Write out each line word for word. Drop pictures.

·····

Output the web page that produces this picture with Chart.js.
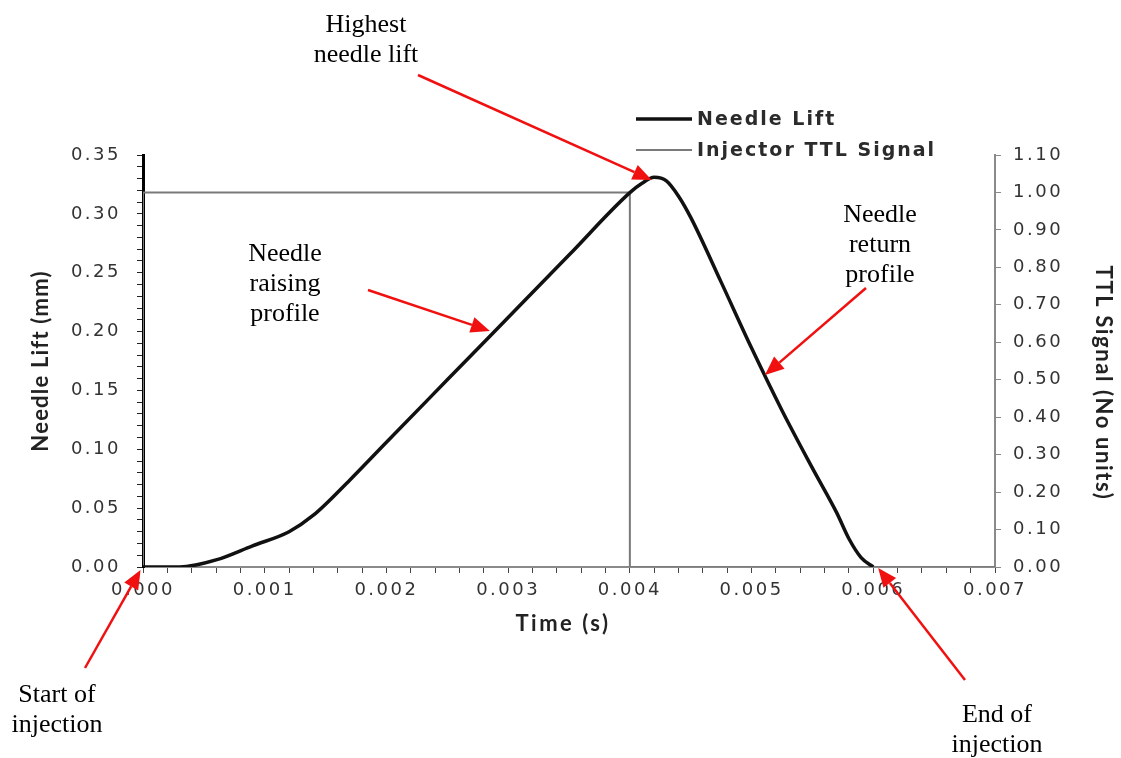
<!DOCTYPE html>
<html lang="en">
<head>
<meta charset="UTF-8">
<title>Needle lift and injector TTL signal</title>
<script src="https://cdn.jsdelivr.net/npm/chart.js"></script>
<style>
  html, body { margin: 0; padding: 0; background: #fff; }
  #wrap { width: 1121px; height: 758px; position: relative; }
</style>
</head>
<body>
<div id="wrap"><canvas id="liftChart"></canvas></div>

<script>
  // data (time in seconds)
  const needleTime = [0, 0.0003, 0.0006, 0.0009, 0.0012, 0.0014, 0.0017, 0.002, 0.0025, 0.003, 0.0035,
                      0.004, 0.0041, 0.0042, 0.0043, 0.0044, 0.0045, 0.00475, 0.005, 0.00525, 0.0055,
                      0.0057, 0.0058, 0.0059, 0.006];
  const needleLift = [0, 0, 0.006, 0.018, 0.03, 0.044, 0.074, 0.106, 0.159, 0.212, 0.265,
                      0.318, 0.326, 0.331, 0.328, 0.315, 0.297, 0.242, 0.186, 0.133, 0.084,
                      0.046, 0.024, 0.008, 0];

  const ttlTime = [0, 0, 0.004, 0.004, 0.007];
  const ttlSignal = [0, 1, 1, 0, 0];

  const seriesNames = ['Needle Lift', 'Injector TTL Signal'];
  const axisTitles = { x: 'Time (s)', y: 'Needle Lift (mm)', y1: 'TTL Signal (No units)' };

  // annotations: arrow tip in data units, tail + text baselines in page pixels
  const notes = [
    { lines: ['Highest', 'needle lift'], textX: 366, baseY: 32, tip: [0.00418, 0.3288], tail: [418, 75] },
    { lines: ['Needle', 'raising', 'profile'], textX: 285, baseY: 261, tip: [0.00285, 0.2005], tail: [368, 290] },
    { lines: ['Needle', 'return', 'profile'], textX: 880, baseY: 222, tip: [0.00511, 0.1631], tail: [866, 288] },
    { lines: ['Start of', 'injection'], textX: 57, baseY: 702, tip: [-0.00002, -0.0025], tail: [85, 668] },
    { lines: ['End of', 'injection'], textX: 997, baseY: 722, tip: [0.00604, -0.0008], tail: [965, 680] }
  ];

  const toXY = (xs, ys) => xs.map((x, i) => ({ x: x, y: ys[i] }));

  function isMultiple(v, step) {
    const r = v / step;
    return Math.abs(r - Math.round(r)) < 1e-6;
  }

  function arrow(ctx, sx, sy, tx, ty) {
    const ang = Math.atan2(ty - sy, tx - sx);
    const headLen = 19, headW = 8;
    const bx = tx - headLen * Math.cos(ang), by = ty - headLen * Math.sin(ang);
    ctx.beginPath();
    ctx.moveTo(sx, sy);
    ctx.lineTo(bx, by);
    ctx.stroke();
    ctx.beginPath();
    ctx.moveTo(tx, ty);
    ctx.lineTo(bx + headW * Math.sin(ang), by - headW * Math.cos(ang));
    ctx.lineTo(bx - headW * Math.sin(ang), by + headW * Math.cos(ang));
    ctx.closePath();
    ctx.fill();
  }

  function title(ctx, text, x, y, rot, spacing) {
    ctx.save();
    ctx.letterSpacing = spacing;
    ctx.translate(x, y);
    ctx.rotate(rot);
    ctx.fillText(text, 0, 0);
    ctx.restore();
  }

  const extras = {
    id: 'extras',
    beforeDraw(chart) {
      const ctx = chart.ctx;
      ctx.save();
      ctx.fillStyle = '#fff';
      ctx.fillRect(0, 0, chart.width, chart.height);
      ctx.restore();
      // tick labels in the picture are wide
      ctx.letterSpacing = '2.5px';
    },
    afterDraw(chart) {
      const ctx = chart.ctx;
      const xs = chart.scales.x, ys = chart.scales.y;
      const area = chart.chartArea;
      ctx.letterSpacing = '0px';

      // axis titles
      ctx.save();
      ctx.font = 'bold 22px Lato';
      ctx.fillStyle = '#222';
      ctx.textAlign = 'center';
      ctx.textBaseline = 'middle';
      title(ctx, axisTitles.x, 563, 624, 0, '2.5px');
      title(ctx, axisTitles.y, 41, (area.top + area.bottom) / 2, -Math.PI / 2, '1.2px');
      title(ctx, axisTitles.y1, 1103, 383, Math.PI / 2, '1.6px');
      ctx.restore();

      // legend
      ctx.save();
      ctx.letterSpacing = '2px';
      ctx.font = 'bold 19px "DejaVu Sans"';
      ctx.textBaseline = 'middle';
      ctx.fillStyle = '#2b2b2b';
      const legendY = [119, 150];
      chart.data.datasets.forEach((ds, i) => {
        ctx.strokeStyle = ds.borderColor;
        ctx.lineWidth = ds.borderWidth;
        ctx.beginPath();
        ctx.moveTo(636, legendY[i]);
        ctx.lineTo(692, legendY[i]);
        ctx.stroke();
        ctx.fillText(ds.label, 697, legendY[i] + 1);
      });
      ctx.restore();

      // arrows and notes
      ctx.save();
      ctx.font = '26px "Liberation Serif"';
      ctx.textAlign = 'center';
      ctx.textBaseline = 'alphabetic';
      notes.forEach(n => {
        ctx.fillStyle = '#000';
        n.lines.forEach((t, k) => ctx.fillText(t, n.textX, n.baseY + k * 30));
        ctx.strokeStyle = '#f01010';
        ctx.fillStyle = '#f01010';
        ctx.lineWidth = 2.5;
        arrow(ctx, n.tail[0], n.tail[1], xs.getPixelForValue(n.tip[0]), ys.getPixelForValue(n.tip[1]));
      });
      ctx.restore();
    }
  };

  const tickFont = { family: 'DejaVu Sans', size: 18 };

  new Chart(document.getElementById('liftChart'), {
    type: 'scatter',
    data: {
      datasets: [
        {
          label: seriesNames[0],
          data: toXY(needleTime, needleLift),
          showLine: true,
          borderColor: '#111',
          borderWidth: 3.5,
          pointRadius: 0,
          cubicInterpolationMode: 'monotone',
          yAxisID: 'y'
        },
        {
          label: seriesNames[1],
          data: toXY(ttlTime, ttlSignal),
          showLine: true,
          borderColor: '#7a7a7a',
          borderWidth: 2,
          pointRadius: 0,
          tension: 0,
          yAxisID: 'y1'
        }
      ]
    },
    options: {
      responsive: true,
      maintainAspectRatio: false,
      animation: false,
      layout: { padding: { top: 155, left: 0, right: 0, bottom: 0 } },
      plugins: {
        legend: { display: false },
        tooltip: { enabled: false }
      },
      scales: {
        x: {
          type: 'linear',
          min: 0,
          max: 0.007,
          afterFit: s => { s.height = 191; },
          border: { color: '#8a8a8a', width: 2 },
          grid: { drawOnChartArea: false, tickLength: 6, color: '#444' },
          ticks: {
            stepSize: 0.0002,
            autoSkip: false,
            maxRotation: 0,
            padding: 7,
            color: '#333',
            font: tickFont,
            callback: v => isMultiple(v, 0.001) ? v.toFixed(3) : ''
          }
        },
        y: {
          position: 'left',
          min: 0,
          max: 0.35,
          afterFit: s => { s.width = 143; },
          border: { color: '#000', width: 3 },
          grid: { drawOnChartArea: false, tickLength: 6, color: '#222' },
          ticks: {
            stepSize: 0.01,
            autoSkip: false,
            padding: 16,
            color: '#333',
            font: tickFont,
            callback: v => isMultiple(v, 0.05) ? v.toFixed(2) : ''
          }
        },
        y1: {
          position: 'right',
          min: 0,
          max: 1.1,
          afterFit: s => { s.width = 126; },
          border: { color: '#8a8a8a', width: 2 },
          grid: { drawOnChartArea: false, tickLength: 6, color: '#8a8a8a' },
          ticks: {
            stepSize: 0.1,
            autoSkip: false,
            padding: 12,
            color: '#333',
            font: tickFont,
            callback: v => v.toFixed(2)
          }
        }
      }
    },
    plugins: [extras]
  });
</script>
</body>
</html>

·····

RESULT OF THIS TASK:
Output the web page that produces this picture with Chart.js.
<!DOCTYPE html>
<html lang="en">
<head>
<meta charset="UTF-8">
<title>Needle lift and injector TTL signal</title>
<script src="https://cdn.jsdelivr.net/npm/chart.js"></script>
<style>
  html, body { margin: 0; padding: 0; background: #fff; }
  #wrap { width: 1121px; height: 758px; position: relative; }
</style>
</head>
<body>
<div id="wrap"><canvas id="liftChart"></canvas></div>

<script>
  // data (time in seconds)
  const needleTime = [0, 0.0003, 0.0006, 0.0009, 0.0012, 0.0014, 0.0017, 0.002, 0.0025, 0.003, 0.0035,
                      0.004, 0.0041, 0.0042, 0.0043, 0.0044, 0.0045, 0.00475, 0.005, 0.00525, 0.0055,
                      0.0057, 0.0058, 0.0059, 0.006];
  const needleLift = [0, 0, 0.006, 0.018, 0.03, 0.044, 0.074, 0.106, 0.159, 0.212, 0.265,
                      0.318, 0.326, 0.331, 0.328, 0.315, 0.297, 0.242, 0.186, 0.133, 0.084,
                      0.046, 0.024, 0.008, 0];

  const ttlTime = [0, 0, 0.004, 0.004, 0.007];
  const ttlSignal = [0, 1, 1, 0, 0];

  const seriesNames = ['Needle Lift', 'Injector TTL Signal'];
  const axisTitles = { x: 'Time (s)', y: 'Needle Lift (mm)', y1: 'TTL Signal (No units)' };

  // annotations: arrow tip in data units, tail + text baselines in page pixels
  const notes = [
    { lines: ['Highest', 'needle lift'], textX: 366, baseY: 32, tip: [0.00418, 0.3288], tail: [418, 75] },
    { lines: ['Needle', 'raising', 'profile'], textX: 285, baseY: 261, tip: [0.00285, 0.2005], tail: [368, 290] },
    { lines: ['Needle', 'return', 'profile'], textX: 880, baseY: 222, tip: [0.00511, 0.1631], tail: [866, 288] },
    { lines: ['Start of', 'injection'], textX: 57, baseY: 702, tip: [-0.00002, -0.0025], tail: [85, 668] },
    { lines: ['End of', 'injection'], textX: 997, baseY: 722, tip: [0.00604, -0.0008], tail: [965, 680] }
  ];

  const toXY = (xs, ys) => xs.map((x, i) => ({ x: x, y: ys[i] }));

  function isMultiple(v, step) {
    const r = v / step;
    return Math.abs(r - Math.round(r)) < 1e-6;
  }

  function arrow(ctx, sx, sy, tx, ty) {
    const ang = Math.atan2(ty - sy, tx - sx);
    const headLen = 19, headW = 8;
    const bx = tx - headLen * Math.cos(ang), by = ty - headLen * Math.sin(ang);
    ctx.beginPath();
    ctx.moveTo(sx, sy);
    ctx.lineTo(bx, by);
    ctx.stroke();
    ctx.beginPath();
    ctx.moveTo(tx, ty);
    ctx.lineTo(bx + headW * Math.sin(ang), by - headW * Math.cos(ang));
    ctx.lineTo(bx - headW * Math.sin(ang), by + headW * Math.cos(ang));
    ctx.closePath();
    ctx.fill();
  }

  function title(ctx, text, x, y, rot, spacing) {
    ctx.save();
    ctx.letterSpacing = spacing;
    ctx.translate(x, y);
    ctx.rotate(rot);
    ctx.fillText(text, 0, 0);
    ctx.restore();
  }

  const extras = {
    id: 'extras',
    beforeDraw(chart) {
      const ctx = chart.ctx;
      ctx.save();
      ctx.fillStyle = '#fff';
      ctx.fillRect(0, 0, chart.width, chart.height);
      ctx.restore();
      // tick labels in the picture are wide
      ctx.letterSpacing = '2.5px';
    },
    afterDraw(chart) {
      const ctx = chart.ctx;
      const xs = chart.scales.x, ys = chart.scales.y;
      const area = chart.chartArea;
      ctx.letterSpacing = '0px';

      // axis titles
      ctx.save();
      ctx.font = 'bold 22px Lato';
      ctx.fillStyle = '#222';
      ctx.textAlign = 'center';
      ctx.textBaseline = 'middle';
      title(ctx, axisTitles.x, 563, 624, 0, '2.5px');
      title(ctx, axisTitles.y, 41, (area.top + area.bottom) / 2, -Math.PI / 2, '1.2px');
      title(ctx, axisTitles.y1, 1103, 383, Math.PI / 2, '1.6px');
      ctx.restore();

      // legend
      ctx.save();
      ctx.letterSpacing = '2px';
      ctx.font = 'bold 19px "DejaVu Sans"';
      ctx.textBaseline = 'middle';
      ctx.fillStyle = '#2b2b2b';
      const legendY = [119, 150];
      chart.data.datasets.forEach((ds, i) => {
        ctx.strokeStyle = ds.borderColor;
        ctx.lineWidth = ds.borderWidth;
        ctx.beginPath();
        ctx.moveTo(636, legendY[i]);
        ctx.lineTo(692, legendY[i]);
        ctx.stroke();
        ctx.fillText(ds.label, 697, legendY[i] + 1);
      });
      ctx.restore();

      // arrows and notes
      ctx.save();
      ctx.font = '26px "Liberation Serif"';
      ctx.textAlign = 'center';
      ctx.textBaseline = 'alphabetic';
      notes.forEach(n => {
        ctx.fillStyle = '#000';
        n.lines.forEach((t, k) => ctx.fillText(t, n.textX, n.baseY + k * 30));
        ctx.strokeStyle = '#f01010';
        ctx.fillStyle = '#f01010';
        ctx.lineWidth = 2.5;
        arrow(ctx, n.tail[0], n.tail[1], xs.getPixelForValue(n.tip[0]), ys.getPixelForValue(n.tip[1]));
      });
      ctx.restore();
    }
  };

  const tickFont = { family: 'DejaVu Sans', size: 18 };

  new Chart(document.getElementById('liftChart'), {
    type: 'scatter',
    data: {
      datasets: [
        {
          label: seriesNames[0],
          data: toXY(needleTime, needleLift),
          showLine: true,
          borderColor: '#111',
          borderWidth: 3.5,
          pointRadius: 0,
          cubicInterpolationMode: 'monotone',
          yAxisID: 'y'
        },
        {
          label: seriesNames[1],
          data: toXY(ttlTime, ttlSignal),
          showLine: true,
          borderColor: '#7a7a7a',
          borderWidth: 2,
          pointRadius: 0,
          tension: 0,
          yAxisID: 'y1'
        }
      ]
    },
    options: {
      responsive: true,
      maintainAspectRatio: false,
      animation: false,
      layout: { padding: { top: 155, left: 0, right: 0, bottom: 0 } },
      plugins: {
        legend: { display: false },
        tooltip: { enabled: false }
      },
      scales: {
        x: {
          type: 'linear',
          min: 0,
          max: 0.007,
          afterFit: s => { s.height = 191; },
          border: { color: '#8a8a8a', width: 2 },
          grid: { drawOnChartArea: false, tickLength: 6, color: '#444' },
          ticks: {
            stepSize: 0.0002,
            autoSkip: false,
            maxRotation: 0,
            padding: 7,
            color: '#333',
            font: tickFont,
            callback: v => isMultiple(v, 0.001) ? v.toFixed(3) : ''
          }
        },
        y: {
          position: 'left',
          min: 0,
          max: 0.35,
          afterFit: s => { s.width = 143; },
          border: { color: '#000', width: 3 },
          grid: { drawOnChartArea: false, tickLength: 6, color: '#222' },
          ticks: {
            stepSize: 0.01,
            autoSkip: false,
            padding: 16,
            color: '#333',
            font: tickFont,
            callback: v => isMultiple(v, 0.05) ? v.toFixed(2) : ''
          }
        },
        y1: {
          position: 'right',
          min: 0,
          max: 1.1,
          afterFit: s => { s.width = 126; },
          border: { color: '#8a8a8a', width: 2 },
          grid: { drawOnChartArea: false, tickLength: 6, color: '#8a8a8a' },
          ticks: {
            stepSize: 0.1,
            autoSkip: false,
            padding: 12,
            color: '#333',
            font: tickFont,
            callback: v => v.toFixed(2)
          }
        }
      }
    },
    plugins: [extras]
  });
</script>
</body>
</html>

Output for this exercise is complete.